“Women shouldn’t be afraid to put themselves forward.” – Sarah Wood, Cofounder and COO of Unruly Media.
What is it about being a woman that changes your investability within the Startup, Venture Capital, and Angel investor communities? According to Mashable.com in their blog article, “The 10 Things You Didn’t Know about Women Owned Businesses,”
“Despite owning nearly 30% of U.S. businesses, women attract only 5% of the nation’s equity capital. When it comes to first-year funding, women receive 80% less capital than men.”
And then you find articles like this on Fortune.com, where CEO Tahlia Goldstein of Three Day Rule felt like she had to hide her pregnancy from family, friends, and the startup / investing community because it was so largely frowned upon.
“I asked why he didn’t feel that way about married founders. “Married people still go to events and bars,” he said. “Women with babies stay at home.””
I would love to think things have changed but that isn’t the first time we’ve heard this. I have glimmers of hope, though, when I hear about investor, and CEO of PicMonkey, Jonathan Sposato wanting to invest in women founders. We’re pretty excited that he’s out here with us in Seattle.

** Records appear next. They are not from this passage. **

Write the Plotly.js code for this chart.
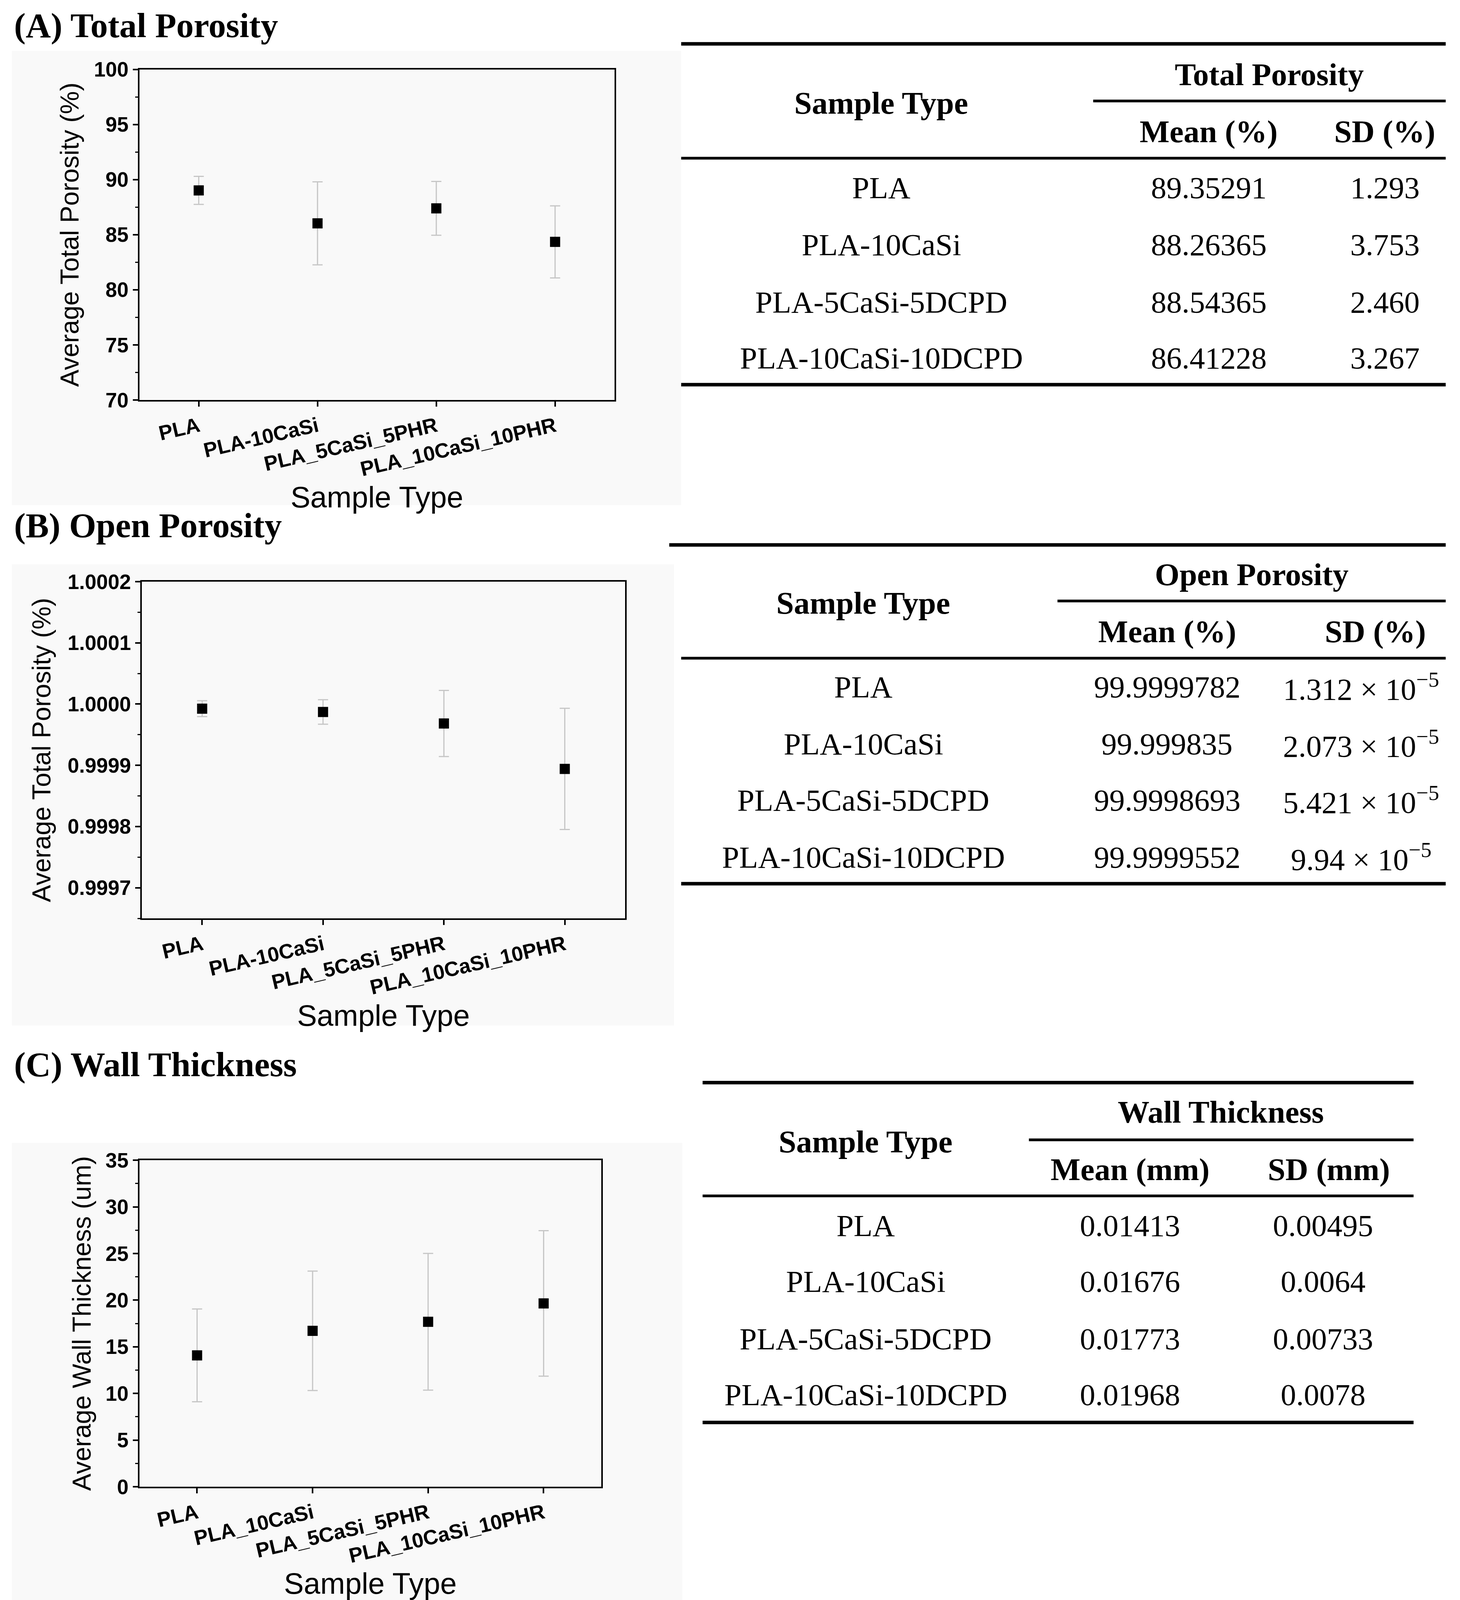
<!DOCTYPE html>
<html>
<head>
<meta charset="utf-8">
<script src="https://cdn.plot.ly/plotly-3.0.1.min.js"></script>
<style>html,body{margin:0;padding:0;background:#fff;overflow:hidden;}</style>
</head>
<body>
<div id="chart"></div>
<script>
// ---------- data ----------
const catsAB = ['PLA', 'PLA-10CaSi', 'PLA_5CaSi_5PHR', 'PLA_10CaSi_10PHR'];
const catsC = ['PLA', 'PLA_10CaSi', 'PLA_5CaSi_5PHR', 'PLA_10CaSi_10PHR'];
const totalMean = [89.02, 86.03, 87.39, 84.35];
const totalErr = [1.27, 3.77, 2.44, 3.27];
const openMean = [0.9999925, 0.9999871, 0.9999683, 0.9998941];
const openErr = [0.000013, 0.000020, 0.000054, 0.000099];
const wallMean = [14.08, 16.71, 17.68, 19.65];
const wallErr = [4.97, 6.40, 7.33, 7.80];

const tableSamples = ['PLA', 'PLA-10CaSi', 'PLA-5CaSi-5DCPD', 'PLA-10CaSi-10DCPD'];
const tpMean = ['89.35291', '88.26365', '88.54365', '86.41228'];
const tpSD = ['1.293', '3.753', '2.460', '3.267'];
const opMean = ['99.9999782', '99.999835', '99.9998693', '99.9999552'];
const opSDCoef = ['1.312', '2.073', '5.421', '9.94'];
const wtMean = ['0.01413', '0.01676', '0.01773', '0.01968'];
const wtSD = ['0.00495', '0.0064', '0.00733', '0.0078'];

// ---------- geometry: fill the visible viewport ----------
const W = window.innerWidth || 3737;
const H = window.innerHeight || 4778;
const el = document.getElementById('chart');
el.style.width = W + 'px';
el.style.height = H + 'px';
// positions are given in a 1226 x 1568 reference frame and converted to paper fractions
const X = p => p / 1226;
const Y = p => 1 - p / 1568;
const FX = W / 3737;                     // horizontal size factor (text widths)
const FY = H / 4778;                     // vertical size factor
const FM = Math.sqrt(FX * FY);           // marks
const zx = n => Math.round(n * FX);
const zy = n => Math.round(n * Math.max(FY, 0.5));
const zm = n => Math.round(n * FM);
const tiltDeg = -Math.round(Math.atan(Math.tan(15 * Math.PI / 180) * FY / FX) * 180 / Math.PI);

const xTitleFont = {family: 'Liberation Sans, Arial, sans-serif', size: zx(76), color: '#000'};
const yTitleFont = {family: 'Liberation Sans, Arial, sans-serif', size: Math.round(76 * Math.pow(FY, 0.9)), color: '#000'};
const tickFont = {family: 'Liberation Sans, Arial, sans-serif', size: zx(53), color: '#000', weight: 'bold'};
const serif = 'Liberation Serif, Times New Roman, serif';

function markerTrace(cats, mean, err, xa, ya) {
  return {
    type: 'scatter', mode: 'markers', x: cats, y: mean, xaxis: xa, yaxis: ya,
    marker: {symbol: 'square', size: zm(28), color: '#000'},
    error_y: {type: 'data', array: err, visible: true, color: '#c6c6c6', thickness: 3, width: zm(14)},
    showlegend: false, hoverinfo: 'skip'
  };
}

function xAxis(l, r, anchor, cats, standoff) {
  return {
    domain: [X(l), X(r)], anchor: anchor, type: 'category',
    categoryorder: 'array', categoryarray: cats, range: [-0.5, 3.5],
    showline: true, mirror: true, linecolor: '#000', linewidth: 4,
    ticks: 'outside', ticklen: zm(14), tickwidth: 4, tickcolor: '#000',
    tickangle: tiltDeg, tickfont: tickFont, showgrid: false, zeroline: false,
    title: {text: 'Sample Type', font: xTitleFont, standoff: zy(standoff)}
  };
}
function yAxis(t, b, anchor, range, dtick, tick0, fmt, title, standoff) {
  return {
    domain: [Y(b), Y(t)], anchor: anchor, range: range, dtick: dtick, tick0: tick0,
    tickformat: fmt, showline: true, mirror: true, linecolor: '#000', linewidth: 4,
    ticks: 'outside', ticklen: zm(14), tickwidth: 4, tickcolor: '#000',
    minor: {ticks: 'outside', ticklen: zm(8), tickwidth: 3, tickcolor: '#000', dtick: dtick / 2, tick0: tick0, showgrid: false},
    tickfont: tickFont, showgrid: false, zeroline: false,
    title: {text: title, font: yTitleFont, standoff: zx(standoff)}
  };
}

const data = [
  markerTrace(catsAB, totalMean, totalErr, 'x', 'y'),
  markerTrace(catsAB, openMean, openErr, 'x2', 'y2'),
  markerTrace(catsC, wallMean, wallErr, 'x3', 'y3')
];

const shapes = [];
const annotations = [];

// light textured background of the pasted plot images
[[10, 50, 572, 495], [10, 553, 566, 1005], [10, 1120, 573, 1568]].forEach(([l, t, r, b]) => {
  shapes.push({type: 'rect', xref: 'paper', yref: 'paper', x0: X(l), x1: X(r), y0: Y(b), y1: Y(t),
    fillcolor: '#f9f9f9', line: {width: 0}, layer: 'below'});
});

// panel titles
[['(A) Total Porosity', 25], ['(B) Open Porosity', 515], ['(C) Wall Thickness', 1043]].forEach(([txt, y]) => {
  annotations.push({text: '<b>' + txt + '</b>', xref: 'paper', yref: 'paper', x: X(11), y: Y(y),
    xanchor: 'left', yanchor: 'middle', showarrow: false, font: {family: serif, size: zx(89), color: '#000'}});
});

// tables
function hline(x0, x1, y, w) {
  shapes.push({type: 'line', xref: 'paper', yref: 'paper', x0: X(x0), x1: X(x1), y0: Y(y), y1: Y(y), line: {color: '#000', width: w}});
}
function txt(t, x, y, bold) {
  annotations.push({text: bold ? '<b>' + t + '</b>' : t, xref: 'paper', yref: 'paper', x: X(x), y: Y(y),
    xanchor: 'center', yanchor: 'middle', showarrow: false,
    font: {family: serif, size: zx(bold ? 81 : 79), color: '#000'}});
}
function table(g, meanCol, sdCol) {
  hline(g.topLeft, g.right, g.top, 9);
  hline(g.subLeft, g.right, g.sub, 7);
  hline(g.left, g.right, g.mid, 7);
  hline(g.left, g.right, g.bottom, 9);
  txt(g.group, g.groupX, g.groupY, true);
  txt('Sample Type', g.sampleX, g.sampleY, true);
  txt(g.meanLabel, g.meanX, g.headY, true);
  txt(g.sdLabel, g.sdHeadX, g.headY, true);
  g.rows.forEach((ry, i) => {
    txt(tableSamples[i], g.sampleX, ry, false);
    txt(meanCol[i], g.meanX, ry, false);
    txt(sdCol[i], g.sdX, ry, false);
  });
}
table({left: 572, topLeft: 572, right: 1214, top: 43, sub: 99, subLeft: 918, mid: 155, bottom: 377,
  group: 'Total Porosity', groupX: 1066, groupY: 73, sampleX: 740, sampleY: 101,
  meanLabel: 'Mean (%)', sdLabel: 'SD (%)', meanX: 1015, sdX: 1163, sdHeadX: 1163, headY: 129,
  rows: [184, 240, 296, 351]}, tpMean, tpSD);
table({left: 572, topLeft: 562, right: 1214, top: 534, sub: 589, subLeft: 888, mid: 645, bottom: 866,
  group: 'Open Porosity', groupX: 1051, groupY: 563, sampleX: 725, sampleY: 591,
  meanLabel: 'Mean (%)', sdLabel: 'SD (%)', meanX: 980, sdX: 1143, sdHeadX: 1155, headY: 619,
  rows: [673, 729, 784, 840]}, opMean, opSDCoef.map(c => c + ' × 10<sup>−5</sup>'));
table({left: 590, topLeft: 590, right: 1187, top: 1061, sub: 1117, subLeft: 864, mid: 1172, bottom: 1394,
  group: 'Wall Thickness', groupX: 1025, groupY: 1090, sampleX: 727, sampleY: 1119,
  meanLabel: 'Mean (mm)', sdLabel: 'SD (mm)', meanX: 949, sdX: 1111, sdHeadX: 1116, headY: 1146,
  rows: [1201, 1256, 1312, 1367]}, wtMean, wtSD);

const layout = {
  width: W, height: H, margin: {l: 0, r: 0, t: 0, b: 0},
  paper_bgcolor: '#fff', plot_bgcolor: 'rgba(0,0,0,0)',
  showlegend: false,
  xaxis: xAxis(117, 516, 'y', catsAB, 14),
  yaxis: yAxis(68, 392, 'x', [70, 100], 5, 70, 'd', 'Average Total Porosity (%)', 18),
  xaxis2: xAxis(119, 525, 'y2', catsAB, 5),
  yaxis2: yAxis(570, 900, 'x2', [0.99965, 1.0002], 0.0001, 0.9997, '.4f', 'Average Total Porosity (%)', 23),
  xaxis3: xAxis(117, 505, 'y3', catsC, 14),
  yaxis3: yAxis(1137, 1457, 'x3', [0, 35], 5, 0, 'd', 'Average Wall Thickness (um)', 17),
  shapes: shapes,
  annotations: annotations
};

Plotly.newPlot('chart', data, layout, {staticPlot: true, displayModeBar: false});
</script>
</body>
</html>
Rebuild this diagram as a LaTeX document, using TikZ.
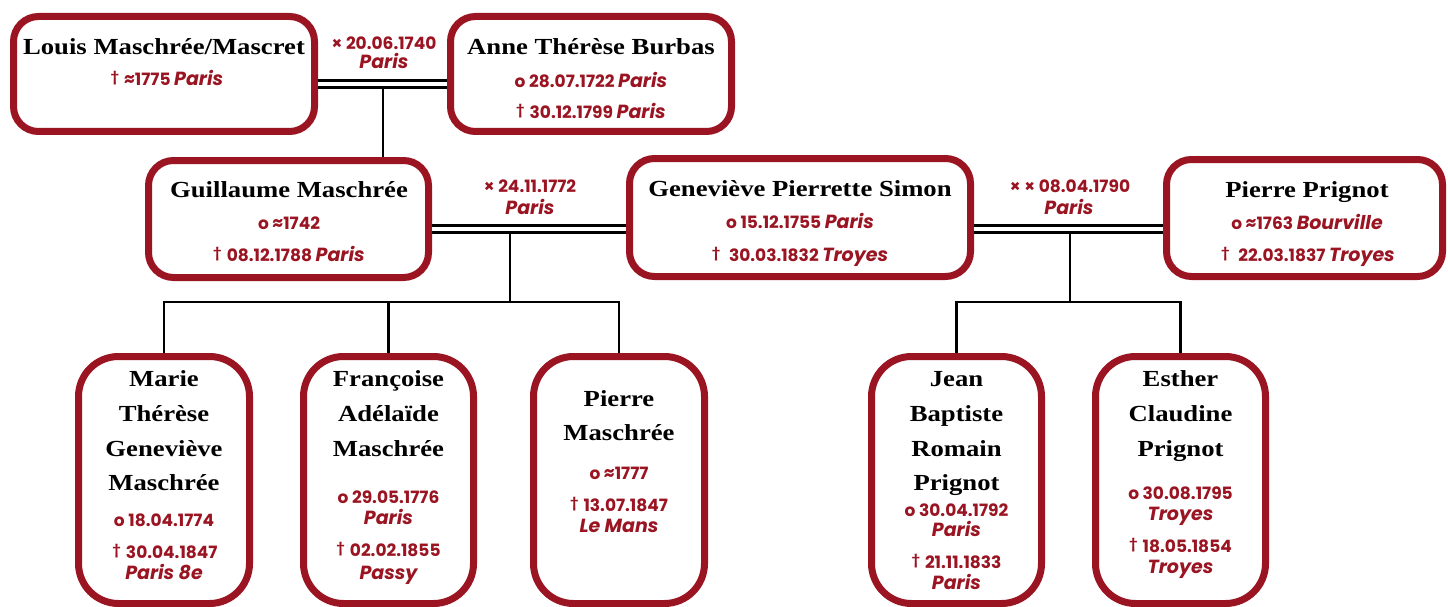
\documentclass[tikz,border=0pt]{standalone}
\usepackage{fontspec}
\newfontfamily\nmf{Liberation Serif}[FakeStretch=1.16]
\newfontfamily\dtf{Poppins}
\definecolor{dred}{HTML}{9A1422}
\newcommand\dg{\raisebox{4pt}{\fontsize{13}{13}\selectfont †}\hspace{5pt}}
\newcommand\pl[1]{{\itshape\fontsize{19}{20}\selectfont #1}}
\tikzset{
  pbox/.style={draw=dred, line width=7pt, rounded corners=25pt, fill=white, inner sep=0pt},
  cbox/.style={pbox, rounded corners=40pt, minimum height=247pt, minimum width=170pt},
  nm/.style={font=\nmf\bfseries\fontsize{23}{26}\selectfont, text height=15.2pt, text depth=0pt, inner sep=0pt},
  dt/.style={font=\dtf\bfseries\fontsize{17}{19}\selectfont, text=dred, text height=11.9pt, text depth=0pt, inner sep=0pt},
  link/.style={line width=2.7pt, black},
  marr/.style={line width=2.7pt, black, double=white, double distance=4pt}
}
\begin{document}
\begin{tikzpicture}[x=1pt,y=-1pt]
\useasboundingbox (0,0) rectangle (1448,607);
% boxes
\node[pbox, minimum width=301pt, minimum height=115pt] (louis) at (164,74) {};
\node[pbox, minimum width=281pt, minimum height=115pt] (anne) at (591,74) {};
\node[pbox, minimum width=280pt, minimum height=117pt] (guil) at (288.5,219) {};
\node[pbox, minimum width=341pt, minimum height=118pt] (gen) at (800,217.5) {};
\node[pbox, minimum width=276pt, minimum height=117pt] (pp) at (1304.5,218) {};
\node[cbox, minimum width=171pt] (c1) at (164,480) {};
\node[cbox] (c2) at (388.5,480) {};
\node[cbox, minimum width=171pt] (c3) at (619,480) {};
\node[cbox] (c4) at (956.5,480) {};
\node[cbox] (c5) at (1180.5,480) {};
% junctions
\coordinate (j1) at (383,84);
\coordinate (j2) at (510,229);
\coordinate (j3) at (1070,229);
\coordinate (b1) at (510,302);
\coordinate (b2) at (1070,302);
% connectors
\draw[link] (j1) -- (guil.north -| j1);
\draw[marr] (louis.east |- j1) -- (anne.west |- j1);
\draw[link] (j2) -- (b1);
\draw[marr] (guil.east |- j2) -- (gen.west |- j2);
\draw[link] (c1.north) -- (c1.north |- b1) -- (c3.north |- b1) -- (c3.north);
\draw[link] (c2.north) -- (c2.north |- b1);
\draw[link] (j3) -- (b2);
\draw[marr] (gen.east |- j3) -- (pp.west |- j3);
\draw[link] (c4.north) -- (c4.north |- b2) -- (c5.north |- b2) -- (c5.north);
% marriage labels
\node[dt] (m1a) at (384,44) {× 20.06.1740};
\node[dt] (m1b) at (384,63) {\pl{Paris}};
\node[dt] (m2a) at (530,187) {× 24.11.1772};
\node[dt] (m2b) at (530,209) {\pl{Paris}};
\node[dt] (m3a) at (1070,187) {× × 08.04.1790};
\node[dt] (m3b) at (1069,209) {\pl{Paris}};
% Louis
\node[nm] (t1) at (164,47) {Louis Maschrée/Mascret};
\node[dt] (t2) at (167,80) {\dg ≈1775 \pl{Paris}};
% Anne
\node[nm] (t3) at (591,47) {Anne Thérèse Burbas};
\node[dt] (t4) at (591,82) {o 28.07.1722 \pl{Paris}};
\node[dt] (t5) at (591,113) {\dg 30.12.1799 \pl{Paris}};
% Guillaume
\node[nm] (t6) at (289,190) {Guillaume Maschrée};
\node[dt] (t7) at (289,224) {o ≈1742};
\node[dt] (t8) at (289,256) {\dg 08.12.1788 \pl{Paris}};
% Genevieve
\node[nm] (t9) at (800,189) {Geneviève Pierrette Simon};
\node[dt] (t10) at (800,223) {o 15.12.1755 \pl{Paris}};
\node[dt] (t11) at (800,256) {\dg\ 30.03.1832 \pl{Troyes}};
% Pierre Prignot
\node[nm] (t12) at (1307,190) {Pierre Prignot};
\node[dt] (t13) at (1307,224) {o ≈1763 \pl{Bourville}};
\node[dt] (t14) at (1308,256) {\dg\ 22.03.1837 \pl{Troyes}};
% Marie
\node[nm] (a1) at (164,379) {Marie};
\node[nm] (a2) at (164,414) {Thérèse};
\node[nm] (a3) at (164,449) {Geneviève};
\node[nm] (a4) at (164,483) {Maschrée};
\node[dt] (a5) at (164,521) {o 18.04.1774};
\node[dt] (a6) at (165,553) {\dg 30.04.1847};
\node[dt] (a7) at (164,574) {\pl{Paris 8e}};
% Francoise
\node[nm] (f1) at (388.5,379) {Françoise};
\node[nm] (f2) at (388.5,414) {Adélaïde};
\node[nm] (f3) at (388.5,449) {Maschrée};
\node[dt] (f4) at (388.5,498) {o 29.05.1776};
\node[dt] (f5) at (388.5,519) {\pl{Paris}};
\node[dt] (f6) at (388.5,551) {\dg 02.02.1855};
\node[dt] (f7) at (388.5,574) {\pl{Passy}};
% Pierre M
\node[nm] (p1) at (619,399) {Pierre};
\node[nm] (p2) at (619,433) {Maschrée};
\node[dt] (p3) at (619,474) {o ≈1777};
\node[dt] (p4) at (619,506) {\dg 13.07.1847};
\node[dt] (p5) at (619,527) {\pl{Le Mans}};
% Jean
\node[nm] (e1) at (956.5,379) {Jean};
\node[nm] (e2) at (956.5,414) {Baptiste};
\node[nm] (e3) at (956.5,449) {Romain};
\node[nm] (e4) at (956.5,483) {Prignot};
\node[dt] (e5) at (956.5,511) {o 30.04.1792};
\node[dt] (e6) at (956.5,531) {\pl{Paris}};
\node[dt] (e7) at (956.5,563) {\dg 21.11.1833};
\node[dt] (e8) at (956.5,584) {\pl{Paris}};
% Esther
\node[nm] (s1) at (1180.5,379) {Esther};
\node[nm] (s2) at (1180.5,414) {Claudine};
\node[nm] (s3) at (1180.5,449) {Prignot};
\node[dt] (s4) at (1180.5,494) {o 30.08.1795};
\node[dt] (s5) at (1180.5,515) {\pl{Troyes}};
\node[dt] (s6) at (1180.5,547) {\dg 18.05.1854};
\node[dt] (s7) at (1180.5,568) {\pl{Troyes}};
\end{tikzpicture}
\end{document}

Kelly Trumpbour believes in investing in women companies and that it’s important for corporate diversity. The Mashable statistics continue — women in business is a good thing.
“Women-owned businesses employ 7.7 million people. That’s 40% more people than three largest employers — McDonald’s, IBM and Wal-Mart — combined.”
Want to make money?
“Women-owned firms generate revenues of $1.3 trillion. Over the past 15 years, women-owned businesses saw 58% increase in revenue, from $546 billion to $1.3 trillion now. This revenue is more than the combined market cap of Apple, Microsoft, GE, Google and Sony. Plus, revenue has grown more than twice the amount of U.S. population growth during the same period of time.”
But according to the Baltimore Sun, “The startup and venture capital scene in the U.S. has long had a reputation of being male-dominated. Women partners in venture capital firms have even declined from 10 percent in 1999 to 6 percent last year, according to the Diana Project at Babson College. The same study found that only 2.7 percent of venture capital-funded companies had a woman CEO.”
To be successful as women, we do not have to be the same as men. Our physical attributes should not signal to anyone else that we are somehow less investable – our investability ought to come from the same merits as the rest of the dominating gender. Intellect, drive, savvy business sense, determination, the willingness to never quit, our communication and teamwork skills, our ideas, and our strengths.
As the CEO here at Leantime, and as a woman, I worry about the subtle ways we let our culture bring us down and quietly tell us that we are less likely to succeed for whatever reason they’ve decided that day. It is important to us at this company to be part of the change; to incorporate diversity and to value attributes and skill over gender. As we grow, it is our goal to incorporate diversity of all shapes and sizes into our business. That is a Leantime promise.
What kind of diversity do you see in your teams and businesses? Is it enough? What can we do to change our business culture?